Are magazines a dead issue?

Are magazines a dead issue?
World of Books

 

Some days I stand in front of the magazine racks in Easons and wonder if the great era of the general magazine is now over. Are they, so to speak, now dead in the water, killed off by television and the internet? Certainly they are not what they once were.

The magazine as we knew it came into existence in the 18th century as a small leaflet. The Spectator of Addison and Steele (whose essays an older generation loved). In the early part of the 19th Century the general magazine emerged, as Chamber’s, Blackwood’s and others, store houses (as the name suggests) of varied things.

These were followed by the critical quarterlies in which the great issues of the day would be debated vigorously. In the latter half of that era the general magazine developed,  Once A Week, The Strand, The Windsor and those aimed at the special interests of men and women came into being, such as Women’s Own and Practical Mechanics.

The magazines remained a powerful presence until WWII, then they began to shrink, then close. Television came and advertising went there rather than into magazines. More and more of them disappeared. And with the creation of the internet a new source of general information, to which anyone could contribute emerged.

What survived were, for a time, specialist magazines. But they too have now declined.

Take History Today, founded by Brendan Bracken. This managed to publish well informed authoritative articles on all aspects of history (and not just the Tudors and the Nazis). Recently this has undergone two major changes, and is now quite frankly rubbish. History Ireland and Archaeology Ireland are far, far better.

Shadow
 of
 itself

Then there was the Geographical Magazine set up by Francis Huxley. This too was a fine magazine, with wonderful writers and photographers, who really knew what they were writing about. That too has become a shadow of itself, partly it seems because the authoritative writers don’t want to write for it, and readers prefer box sets and the internet.

Another example, closer to home, is Ireland of the Welcomes. Founded in 1952, with fine design and lively editing, one could find there the likes of Sean O’Faolain and Frank O’Connor. But alas a few years ago Fáilte Ireland sold off the magazine to an Irish firm, who last year sold it on to American interests, who were interested only in the subscription list. It is now hardly worth looking at even in the shops.

I won’t lament the disappearance of the Saturday Evening Post, Look, Life and Holiday, the great magazines of the 1930s through ‘60s. All of these were a feast for the mind, the heart, and the eye.

The worst, the most horrendous example is what became of the National Geographic. Originally this was sold only through subscription and its arrival in the post with its yellow framed cover was a real treat. The magazine pioneered the use of  full colour  photography before WWI. The maps were horded by bed-sitting room travellers. The books the society published were marvels of  production.

But there too the rot has set in.
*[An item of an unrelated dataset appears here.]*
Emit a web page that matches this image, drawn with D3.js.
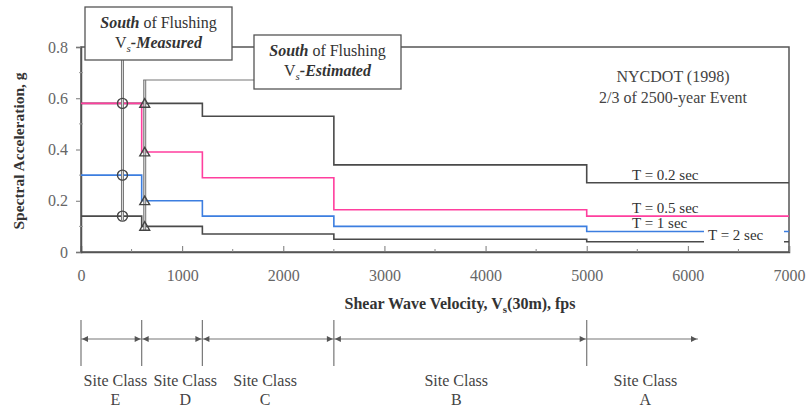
<!DOCTYPE html>
<html><head><meta charset="utf-8">
<script src="https://cdn.jsdelivr.net/npm/d3@7"></script>
<style>body{margin:0;background:#fff}svg{display:block}svg text{font-family:"Liberation Serif","Times New Roman",Tinos,"DejaVu Serif",serif !important}</style>
</head><body>
<svg id="c" width="806" height="409" font-family="Liberation Serif, Times New Roman, serif"></svg>
<script>
// ---- data ----
const breaks = [0, 600, 1200, 2500, 5000, 7000];
const seriesNames = ["T = 0.2 sec", "T = 0.5 sec", "T = 1 sec", "T = 2 sec"];
const t02 = [0.58, 0.58, 0.53, 0.34, 0.27];
const t05 = [0.58, 0.39, 0.29, 0.165, 0.14];
const t10 = [0.30, 0.20, 0.14, 0.10, 0.08];
const t20 = [0.14, 0.10, 0.07, 0.05, 0.04];
const measuredVs = 410;
const measuredVals = [0.58, 0.30, 0.14];
const estimatedVs = 630;
const estimatedVals = [0.58, 0.39, 0.20, 0.10];
const xTicks = [0, 1000, 2000, 3000, 4000, 5000, 6000, 7000];
const xMinorTicks = [500, 1500, 2500, 3500, 4500, 5500, 6500];
const yTicks = [0, 0.2, 0.4, 0.6, 0.8];
const yMinorTicks = [0.1, 0.3, 0.5, 0.7];
const siteClasses = ["E", "D", "C", "B", "A"];
const siteBounds = [0, 600, 1200, 2500, 5000, 6100];
const siteLabelAt = [340, 1030, 1820, 3710, 5580];

const FONT = '"Liberation Serif","Times New Roman",serif';
const svg = d3.select("#c");
const x = d3.scaleLinear().domain([0, 7000]).range([81, 789]);
const y = d3.scaleLinear().domain([0, 0.8]).range([252, 47]);
const ink = "#555";

// frame
svg.append("rect").attr("x", x(0)).attr("y", y(0.8)).attr("width", x(7000) - x(0)).attr("height", y(0) - y(0.8))
  .attr("fill", "none").attr("stroke", ink).attr("stroke-width", 1.5);

// axes
const xa = svg.append("g").attr("transform", `translate(0,${y(0)})`)
  .call(d3.axisBottom(x).tickValues(xTicks).tickSize(-6).tickPadding(18).tickFormat(d3.format("d")));
xa.attr("font-family", FONT);
xa.select(".domain").attr("stroke", ink).attr("stroke-width", 1.5);
xa.selectAll(".tick line").attr("stroke", "#777");
xa.selectAll("text").attr("font-size", 16).attr("fill", "#666");
svg.append("g").selectAll("line").data(xMinorTicks).join("line")
  .attr("x1", d => x(d)).attr("x2", d => x(d)).attr("y1", y(0)).attr("y2", y(0) - 3).attr("stroke", "#888");

const ya = svg.append("g").attr("transform", `translate(${x(0)},0)`)
  .call(d3.axisLeft(y).tickValues(yTicks).tickSize(5).tickPadding(8).tickFormat(d => d === 0 ? "0" : d3.format(".1f")(d)));
ya.attr("font-family", FONT);
ya.select(".domain").attr("stroke", ink).attr("stroke-width", 1.5);
ya.selectAll(".tick line").attr("stroke", "#777");
ya.selectAll("text").attr("font-size", 16).attr("fill", "#666");
svg.append("g").selectAll("line").data(yMinorTicks).join("line")
  .attr("x1", x(0) - 2).attr("x2", x(0) + 2).attr("y1", d => y(d)).attr("y2", d => y(d)).attr("stroke", "#999");

// series
const stepLine = d3.line().x(d => x(d[0])).y(d => y(d[1])).curve(d3.curveStepAfter);
function pts(vals) {
  const p = vals.map((v, i) => [breaks[i], v]);
  p.push([breaks[breaks.length - 1], vals[vals.length - 1]]);
  return p;
}
const series = [
  { vals: t02, color: "#4a4a4a" },
  { vals: t20, color: "#4a4a4a" },
  { vals: t10, color: "#3c7ee0" },
  { vals: t05, color: "#ff3f9e" }
];
svg.append("g").selectAll("path").data(series).join("path")
  .attr("d", d => stepLine(pts(d.vals))).attr("fill", "none").attr("stroke", d => d.color).attr("stroke-width", 1.6);

// marker vertical lines (double)
function dbl(x0, y1, y2) {
  svg.append("line").attr("x1", x0).attr("x2", x0).attr("y1", y1).attr("y2", y2).attr("stroke", "#777").attr("stroke-width", 3);
  svg.append("line").attr("x1", x0).attr("x2", x0).attr("y1", y1).attr("y2", y2).attr("stroke", "#ddd").attr("stroke-width", 1);
}
dbl(x(measuredVs), 60, y(d3.min(measuredVals)) + 4);
dbl(x(estimatedVs), 80, y(d3.min(estimatedVals)) + 4);
svg.append("line").attr("x1", x(estimatedVs) - 1.5).attr("x2", 254).attr("y1", 80).attr("y2", 80).attr("stroke", "#777").attr("stroke-width", 1.2);

svg.append("g").selectAll("circle").data(measuredVals).join("circle")
  .attr("cx", x(measuredVs)).attr("cy", d => y(d)).attr("r", 5)
  .attr("fill", "none").attr("stroke", "#444").attr("stroke-width", 1.4);
const tri = d3.symbol().type(d3.symbolTriangle).size(42);
svg.append("g").selectAll("path").data(estimatedVals).join("path")
  .attr("transform", d => `translate(${x(estimatedVs)},${y(d) + 1})`).attr("d", tri)
  .attr("fill", "none").attr("stroke", "#444").attr("stroke-width", 1.4);

// annotation boxes
function box(x0, y0, w, h, cx, b1, b2, word) {
  svg.append("rect").attr("x", x0).attr("y", y0).attr("width", w).attr("height", h)
    .attr("fill", "#fff").attr("stroke", ink).attr("stroke-width", 1.3);
  const t1 = svg.append("text").attr("x", cx).attr("y", b1).attr("text-anchor", "middle").attr("font-size", 16).attr("fill", "#333");
  t1.append("tspan").attr("font-weight", "bold").attr("font-style", "italic").text("South");
  t1.append("tspan").text(" of Flushing");
  const t2 = svg.append("text").attr("x", cx).attr("y", b2).attr("text-anchor", "middle").attr("font-size", 16).attr("fill", "#333");
  t2.append("tspan").text("V");
  t2.append("tspan").attr("font-size", 11).attr("font-style", "italic").attr("dy", 4).text("s");
  t2.append("tspan").attr("dy", -4).attr("font-weight", "bold").attr("font-style", "italic").text("-" + word);
}
box(85, 7, 147, 53, 158.5, 28, 48, "Measured");
box(254, 35, 147, 54, 327.5, 56, 76, "Estimated");

// NYCDOT note
svg.append("text").attr("x", 673).attr("y", 82).attr("text-anchor", "middle").attr("font-size", 16).attr("fill", "#444").text("NYCDOT (1998)");
svg.append("text").attr("x", 673).attr("y", 103).attr("text-anchor", "middle").attr("font-size", 16).attr("fill", "#444").text("2/3 of 2500-year Event");

// series labels
svg.append("rect").attr("x", 704).attr("y", 227).attr("width", 80).attr("height", 16).attr("fill", "#fff");
const labelPos = [[632, 180], [632, 213], [632, 228], [708, 240]];
svg.append("g").selectAll("text").data(seriesNames).join("text")
  .attr("x", (d, i) => labelPos[i][0]).attr("y", (d, i) => labelPos[i][1])
  .attr("font-size", 15).attr("fill", "#333").text(d => d);

// axis titles
svg.append("text").attr("transform", "translate(24,151) rotate(-90)").attr("text-anchor", "middle")
  .attr("font-size", 15.5).attr("font-weight", "bold").attr("fill", "#333").text("Spectral Acceleration, g");
const xt = svg.append("text").attr("x", 460).attr("y", 309).attr("text-anchor", "middle").attr("font-size", 16).attr("font-weight", "bold").attr("fill", "#333");
xt.append("tspan").text("Shear Wave Velocity, V");
xt.append("tspan").attr("font-size", 11).attr("dy", 4).text("s");
xt.append("tspan").attr("dy", -4).text("(30m), fps");

// site classes
const sc = svg.append("g");
sc.selectAll("line.v").data(siteBounds.slice(0, 5)).join("line").attr("class", "v")
  .attr("x1", d => x(d)).attr("x2", d => x(d)).attr("y1", 320).attr("y2", 366).attr("stroke", "#777").attr("stroke-width", 1.2);
const ay = 339;
siteClasses.forEach((c, i) => {
  const a = x(siteBounds[i]), b = x(siteBounds[i + 1]);
  sc.append("line").attr("x1", a).attr("x2", b).attr("y1", ay).attr("y2", ay).attr("stroke", "#777").attr("stroke-width", 1.1);
  if (i < 4) sc.append("path").attr("d", `M${a + 1},${ay}L${a + 7},${ay - 3}L${a + 7},${ay + 3}Z`).attr("fill", "#555");
  sc.append("path").attr("d", `M${b - 1},${ay}L${b - 7},${ay - 3}L${b - 7},${ay + 3}Z`).attr("fill", "#555");
  sc.append("text").attr("x", x(siteLabelAt[i])).attr("y", 386).attr("text-anchor", "middle").attr("font-size", 16).attr("fill", "#444").text("Site Class");
  sc.append("text").attr("x", x(siteLabelAt[i])).attr("y", 405).attr("text-anchor", "middle").attr("font-size", 16).attr("fill", "#444").text(c);
});
</script>
</body></html>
First the society moved into television with 20th Century Fox, which was owned by Rupert Murdoch. Now the whole shebang, or what is left of a once great enterprise, has been sold on to Disney.

The documentaries are rubbish, the replicating  titles are mere travel advertising, the maps are gone and it seems the involvement with the like of Captain Cousteau, Jane Goodall, Louis Leakey and other scientists is a thing of the past. The pages have been reduced, the sensations increased, the important writers have gone elsewhere.

The decline of magazine publishing seems to reflect a general decline in seriousness, and true enjoyment. Readers have come to be seen not as customers, but as mere revenue streams.

It happened here too. Am I the only one to lament the passing of the Divine Word Magazine, a wonderful production over all its years, until changing times and changing tastes, and perhaps the decline of religion, killed it?

Still there are those, here and abroad, who are still cheered every month by a new issue of Ireland’s Own – a miracle of a magazine publishing in its unique Irish way.